El logro comunitario de la jornada de ayer tiene que ver con el trabajo bien hecho por Gure Esku Dago, con la fuerza de las tradiciones emancipadoras vascas, con el momento político e incluso con la inercia. Pero además se inscribe en una corriente global en favor de la democracia, la libertad y la igualdad. Es cierto que esa tendencia convive con otra opuesta, reaccionaria, autoritaria y belicosa. Y que el desequilibrio de poder entre las dos es tremendo. Pero hay indicadores y claves que llaman a una esperanza realista.
Irlanda puede ser la nación que marque la pauta independentista en Europa en los próximos años. El Sinn Féin ha planteado un plazo de cinco años para hacer un referéndum sobre la unidad de la isla. Parece viable y el Brexit es un factor determinante.
A diferencia de vascos, catalanes y corsos, pero también escoceses, el de los irlandeses es un caso de irredentismo, es decir, su independentismo tiene rasgos poscoloniales y su objetivo es acabar con la segregación de su territorio. Su paradoja respecto a sus movimientos hermanos en Europa es que quieren unirse, no separarse. Evidentemente, eso marca diferencias en el discurso y la estrategia. Pero la clave en todos esos movimientos por la libertad es un cambio en la cultura política. El republicanismo y la igualdad son ejes transversales. Esto se va a ver reforzado por la irrupción de nuevas generaciones y otras formas de politización.

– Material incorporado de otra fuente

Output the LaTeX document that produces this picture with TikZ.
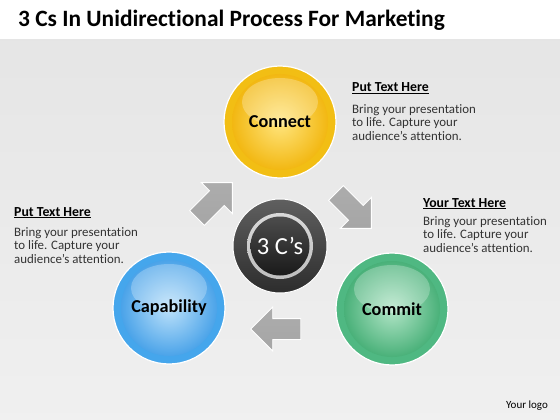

En Irlanda los referéndum para el matrimonio igualitario y para derogar la octava enmienda y poder legalizar el aborto han sido a la vez consecuencia de un cambio en la cultura política y germen de nuevos desarrollos en la misma. La campaña por los derechos de las mujeres ha sido espectacular y ha tenido características que marcan ese cambio. Destaca la participación; gran parte del voluntariado no estaba adscrito a partidos; era la primera vez que se involucraban en política; ha sido intergeneracional y equilibrado en todo el territorio; y ha sido capaz de interpelar a diferentes sectores, es decir, ha segmentado de manera eficaz su mensaje y sus energías. Esa energía y esa ambición ha pasado de norte a sur, y ayer llegó a Belfast.
Hemos visto esos cambios en la cultura política en Escocia y Catalunya. Pese a lo fascinante de ambos procesos, en ninguno la decantación de las posiciones fue suficiente. Cuesta rehacer una estrategia.
El fatalismo es el arma del poder. No sabemos cómo sería el mundo ahora si el Partido Demócrata no hubiese conspirado contra Bernie Sanders, si Syriza no hubiese capitulado ante el chantaje de la UE, si el referéndum de Escocia hubiese sido una semana más tarde y las tendencias se hubiesen asentado, si el resultado del 1-O en Catalunya hubiese sido del 55% a favor de la independencia… Es inútil, porque aunque todo eso hubiese pasado, podría haber ganado Trump, podrían haber machacado igualmente a los griegos, haber perdido Escocia el referéndum y podían haber establecido el estado de excepción en Catalunya.
Lo cierto es que, en todos esos casos, los demócratas estuvimos muy cerca de ganar. Y es igual de cierto que estamos muy lejos de perder. El fatalismo que insuflan esos poderes, la idea de que las cosas no puede ser de otra manera, no tiene más fundamento que el desequilibrio de fuerzas. No es poco, claro. La historia, sin embargo, demuestra que a veces mucha gente dando lo mejor de sí misma puede vencer a esos poderosos que por una mezcla perversa de intereses e ideología quieren acabar con la ambición democrática de una mayoría.
Del otoño catalán recuerdo especialmente a Carles Puigdemont terminando sus mensajes con un solemne «Democràcia i llibertat». Es una posición invencible, pero hay que lograr que también sea una opción vencedora.